Exercise directions: Can you retype every record below exactly as written?

Dataset:
════════
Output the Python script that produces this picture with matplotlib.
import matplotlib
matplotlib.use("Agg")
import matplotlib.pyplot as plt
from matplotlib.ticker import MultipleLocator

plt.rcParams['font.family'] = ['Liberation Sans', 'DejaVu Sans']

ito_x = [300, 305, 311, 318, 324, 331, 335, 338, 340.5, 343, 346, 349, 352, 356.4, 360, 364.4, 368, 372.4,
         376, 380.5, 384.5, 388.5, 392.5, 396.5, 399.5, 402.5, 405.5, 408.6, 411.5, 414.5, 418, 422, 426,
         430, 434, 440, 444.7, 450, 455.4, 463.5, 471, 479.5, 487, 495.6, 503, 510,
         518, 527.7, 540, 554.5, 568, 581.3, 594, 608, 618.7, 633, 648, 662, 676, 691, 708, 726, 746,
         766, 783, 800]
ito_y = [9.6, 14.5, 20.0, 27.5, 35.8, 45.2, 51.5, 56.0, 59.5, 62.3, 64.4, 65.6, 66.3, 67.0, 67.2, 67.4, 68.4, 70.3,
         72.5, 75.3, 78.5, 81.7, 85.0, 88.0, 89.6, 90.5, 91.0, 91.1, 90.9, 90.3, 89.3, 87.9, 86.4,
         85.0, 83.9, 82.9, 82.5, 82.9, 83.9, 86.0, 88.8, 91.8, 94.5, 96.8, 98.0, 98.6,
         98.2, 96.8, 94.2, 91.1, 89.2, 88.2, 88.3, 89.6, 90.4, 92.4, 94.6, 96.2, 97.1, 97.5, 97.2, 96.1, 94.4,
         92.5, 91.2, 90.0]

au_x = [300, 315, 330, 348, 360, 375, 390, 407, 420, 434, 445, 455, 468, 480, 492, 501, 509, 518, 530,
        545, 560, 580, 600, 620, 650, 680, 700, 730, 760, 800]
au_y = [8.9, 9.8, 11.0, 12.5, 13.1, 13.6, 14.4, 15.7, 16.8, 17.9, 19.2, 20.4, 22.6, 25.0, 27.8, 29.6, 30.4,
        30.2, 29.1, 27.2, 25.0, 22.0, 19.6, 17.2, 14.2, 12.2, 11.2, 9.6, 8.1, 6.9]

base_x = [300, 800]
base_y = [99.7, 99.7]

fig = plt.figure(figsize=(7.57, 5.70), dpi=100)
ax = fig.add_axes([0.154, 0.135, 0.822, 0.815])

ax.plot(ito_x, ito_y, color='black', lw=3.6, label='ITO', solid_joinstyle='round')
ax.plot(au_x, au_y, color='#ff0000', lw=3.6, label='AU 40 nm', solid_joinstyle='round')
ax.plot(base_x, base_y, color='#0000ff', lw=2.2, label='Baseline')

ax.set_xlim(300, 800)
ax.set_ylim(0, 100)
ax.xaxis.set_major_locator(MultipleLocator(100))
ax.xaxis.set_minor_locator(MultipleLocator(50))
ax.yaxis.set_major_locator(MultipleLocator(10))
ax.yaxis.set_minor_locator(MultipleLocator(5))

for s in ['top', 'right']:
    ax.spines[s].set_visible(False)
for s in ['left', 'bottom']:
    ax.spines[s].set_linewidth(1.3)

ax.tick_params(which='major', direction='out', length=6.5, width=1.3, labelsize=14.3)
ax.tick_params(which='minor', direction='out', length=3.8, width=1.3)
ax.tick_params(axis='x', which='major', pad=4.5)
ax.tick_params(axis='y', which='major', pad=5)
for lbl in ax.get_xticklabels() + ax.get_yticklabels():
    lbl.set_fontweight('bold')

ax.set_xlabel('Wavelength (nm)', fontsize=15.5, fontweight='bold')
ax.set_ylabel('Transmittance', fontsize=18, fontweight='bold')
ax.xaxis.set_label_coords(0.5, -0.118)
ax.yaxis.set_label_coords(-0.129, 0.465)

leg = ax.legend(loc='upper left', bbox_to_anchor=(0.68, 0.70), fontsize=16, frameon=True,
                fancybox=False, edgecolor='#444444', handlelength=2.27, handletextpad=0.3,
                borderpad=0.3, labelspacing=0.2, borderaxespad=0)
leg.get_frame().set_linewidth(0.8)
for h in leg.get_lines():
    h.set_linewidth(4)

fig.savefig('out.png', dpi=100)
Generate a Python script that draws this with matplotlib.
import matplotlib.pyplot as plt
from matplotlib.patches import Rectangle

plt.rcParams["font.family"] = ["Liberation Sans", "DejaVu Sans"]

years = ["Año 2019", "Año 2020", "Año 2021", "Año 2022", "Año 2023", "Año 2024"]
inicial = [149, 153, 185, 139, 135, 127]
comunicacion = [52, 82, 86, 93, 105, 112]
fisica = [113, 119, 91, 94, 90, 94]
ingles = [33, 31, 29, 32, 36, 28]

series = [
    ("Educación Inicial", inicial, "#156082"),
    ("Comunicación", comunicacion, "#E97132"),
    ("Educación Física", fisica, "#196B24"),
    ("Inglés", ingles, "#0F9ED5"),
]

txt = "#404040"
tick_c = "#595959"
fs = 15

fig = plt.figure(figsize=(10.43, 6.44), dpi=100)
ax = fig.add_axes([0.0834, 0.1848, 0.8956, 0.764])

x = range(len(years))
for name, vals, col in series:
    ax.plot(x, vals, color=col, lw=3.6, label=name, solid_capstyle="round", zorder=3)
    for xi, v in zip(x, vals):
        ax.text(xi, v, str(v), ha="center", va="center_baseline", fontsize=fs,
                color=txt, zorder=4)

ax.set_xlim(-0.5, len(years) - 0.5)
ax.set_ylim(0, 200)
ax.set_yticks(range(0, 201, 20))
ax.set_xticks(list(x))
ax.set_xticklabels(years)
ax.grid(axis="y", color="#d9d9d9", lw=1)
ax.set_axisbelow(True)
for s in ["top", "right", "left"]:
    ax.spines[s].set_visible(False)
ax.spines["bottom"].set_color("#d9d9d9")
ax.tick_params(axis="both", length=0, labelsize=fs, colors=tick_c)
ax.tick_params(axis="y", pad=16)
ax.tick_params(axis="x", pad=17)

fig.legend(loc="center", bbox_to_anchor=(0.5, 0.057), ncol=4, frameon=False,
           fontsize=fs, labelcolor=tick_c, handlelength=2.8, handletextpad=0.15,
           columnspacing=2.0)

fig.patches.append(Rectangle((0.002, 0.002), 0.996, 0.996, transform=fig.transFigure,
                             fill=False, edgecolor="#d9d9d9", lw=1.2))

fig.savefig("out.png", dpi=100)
════════
Complete output:
Output the Python script that produces this picture with matplotlib.
import matplotlib
matplotlib.use("Agg")
import matplotlib.pyplot as plt
from matplotlib.ticker import MultipleLocator

plt.rcParams['font.family'] = ['Liberation Sans', 'DejaVu Sans']

ito_x = [300, 305, 311, 318, 324, 331, 335, 338, 340.5, 343, 346, 349, 352, 356.4, 360, 364.4, 368, 372.4,
         376, 380.5, 384.5, 388.5, 392.5, 396.5, 399.5, 402.5, 405.5, 408.6, 411.5, 414.5, 418, 422, 426,
         430, 434, 440, 444.7, 450, 455.4, 463.5, 471, 479.5, 487, 495.6, 503, 510,
         518, 527.7, 540, 554.5, 568, 581.3, 594, 608, 618.7, 633, 648, 662, 676, 691, 708, 726, 746,
         766, 783, 800]
ito_y = [9.6, 14.5, 20.0, 27.5, 35.8, 45.2, 51.5, 56.0, 59.5, 62.3, 64.4, 65.6, 66.3, 67.0, 67.2, 67.4, 68.4, 70.3,
         72.5, 75.3, 78.5, 81.7, 85.0, 88.0, 89.6, 90.5, 91.0, 91.1, 90.9, 90.3, 89.3, 87.9, 86.4,
         85.0, 83.9, 82.9, 82.5, 82.9, 83.9, 86.0, 88.8, 91.8, 94.5, 96.8, 98.0, 98.6,
         98.2, 96.8, 94.2, 91.1, 89.2, 88.2, 88.3, 89.6, 90.4, 92.4, 94.6, 96.2, 97.1, 97.5, 97.2, 96.1, 94.4,
         92.5, 91.2, 90.0]

au_x = [300, 315, 330, 348, 360, 375, 390, 407, 420, 434, 445, 455, 468, 480, 492, 501, 509, 518, 530,
        545, 560, 580, 600, 620, 650, 680, 700, 730, 760, 800]
au_y = [8.9, 9.8, 11.0, 12.5, 13.1, 13.6, 14.4, 15.7, 16.8, 17.9, 19.2, 20.4, 22.6, 25.0, 27.8, 29.6, 30.4,
        30.2, 29.1, 27.2, 25.0, 22.0, 19.6, 17.2, 14.2, 12.2, 11.2, 9.6, 8.1, 6.9]

base_x = [300, 800]
base_y = [99.7, 99.7]

fig = plt.figure(figsize=(7.57, 5.70), dpi=100)
ax = fig.add_axes([0.154, 0.135, 0.822, 0.815])

ax.plot(ito_x, ito_y, color='black', lw=3.6, label='ITO', solid_joinstyle='round')
ax.plot(au_x, au_y, color='#ff0000', lw=3.6, label='AU 40 nm', solid_joinstyle='round')
ax.plot(base_x, base_y, color='#0000ff', lw=2.2, label='Baseline')

ax.set_xlim(300, 800)
ax.set_ylim(0, 100)
ax.xaxis.set_major_locator(MultipleLocator(100))
ax.xaxis.set_minor_locator(MultipleLocator(50))
ax.yaxis.set_major_locator(MultipleLocator(10))
ax.yaxis.set_minor_locator(MultipleLocator(5))

for s in ['top', 'right']:
    ax.spines[s].set_visible(False)
for s in ['left', 'bottom']:
    ax.spines[s].set_linewidth(1.3)

ax.tick_params(which='major', direction='out', length=6.5, width=1.3, labelsize=14.3)
ax.tick_params(which='minor', direction='out', length=3.8, width=1.3)
ax.tick_params(axis='x', which='major', pad=4.5)
ax.tick_params(axis='y', which='major', pad=5)
for lbl in ax.get_xticklabels() + ax.get_yticklabels():
    lbl.set_fontweight('bold')

ax.set_xlabel('Wavelength (nm)', fontsize=15.5, fontweight='bold')
ax.set_ylabel('Transmittance', fontsize=18, fontweight='bold')
ax.xaxis.set_label_coords(0.5, -0.118)
ax.yaxis.set_label_coords(-0.129, 0.465)

leg = ax.legend(loc='upper left', bbox_to_anchor=(0.68, 0.70), fontsize=16, frameon=True,
                fancybox=False, edgecolor='#444444', handlelength=2.27, handletextpad=0.3,
                borderpad=0.3, labelspacing=0.2, borderaxespad=0)
leg.get_frame().set_linewidth(0.8)
for h in leg.get_lines():
    h.set_linewidth(4)

fig.savefig('out.png', dpi=100)
Generate a Python script that draws this with matplotlib.
import matplotlib.pyplot as plt
from matplotlib.patches import Rectangle

plt.rcParams["font.family"] = ["Liberation Sans", "DejaVu Sans"]

years = ["Año 2019", "Año 2020", "Año 2021", "Año 2022", "Año 2023", "Año 2024"]
inicial = [149, 153, 185, 139, 135, 127]
comunicacion = [52, 82, 86, 93, 105, 112]
fisica = [113, 119, 91, 94, 90, 94]
ingles = [33, 31, 29, 32, 36, 28]

series = [
    ("Educación Inicial", inicial, "#156082"),
    ("Comunicación", comunicacion, "#E97132"),
    ("Educación Física", fisica, "#196B24"),
    ("Inglés", ingles, "#0F9ED5"),
]

txt = "#404040"
tick_c = "#595959"
fs = 15

fig = plt.figure(figsize=(10.43, 6.44), dpi=100)
ax = fig.add_axes([0.0834, 0.1848, 0.8956, 0.764])

x = range(len(years))
for name, vals, col in series:
    ax.plot(x, vals, color=col, lw=3.6, label=name, solid_capstyle="round", zorder=3)
    for xi, v in zip(x, vals):
        ax.text(xi, v, str(v), ha="center", va="center_baseline", fontsize=fs,
                color=txt, zorder=4)

ax.set_xlim(-0.5, len(years) - 0.5)
ax.set_ylim(0, 200)
ax.set_yticks(range(0, 201, 20))
ax.set_xticks(list(x))
ax.set_xticklabels(years)
ax.grid(axis="y", color="#d9d9d9", lw=1)
ax.set_axisbelow(True)
for s in ["top", "right", "left"]:
    ax.spines[s].set_visible(False)
ax.spines["bottom"].set_color("#d9d9d9")
ax.tick_params(axis="both", length=0, labelsize=fs, colors=tick_c)
ax.tick_params(axis="y", pad=16)
ax.tick_params(axis="x", pad=17)

fig.legend(loc="center", bbox_to_anchor=(0.5, 0.057), ncol=4, frameon=False,
           fontsize=fs, labelcolor=tick_c, handlelength=2.8, handletextpad=0.15,
           columnspacing=2.0)

fig.patches.append(Rectangle((0.002, 0.002), 0.996, 0.996, transform=fig.transFigure,
                             fill=False, edgecolor="#d9d9d9", lw=1.2))

fig.savefig("out.png", dpi=100)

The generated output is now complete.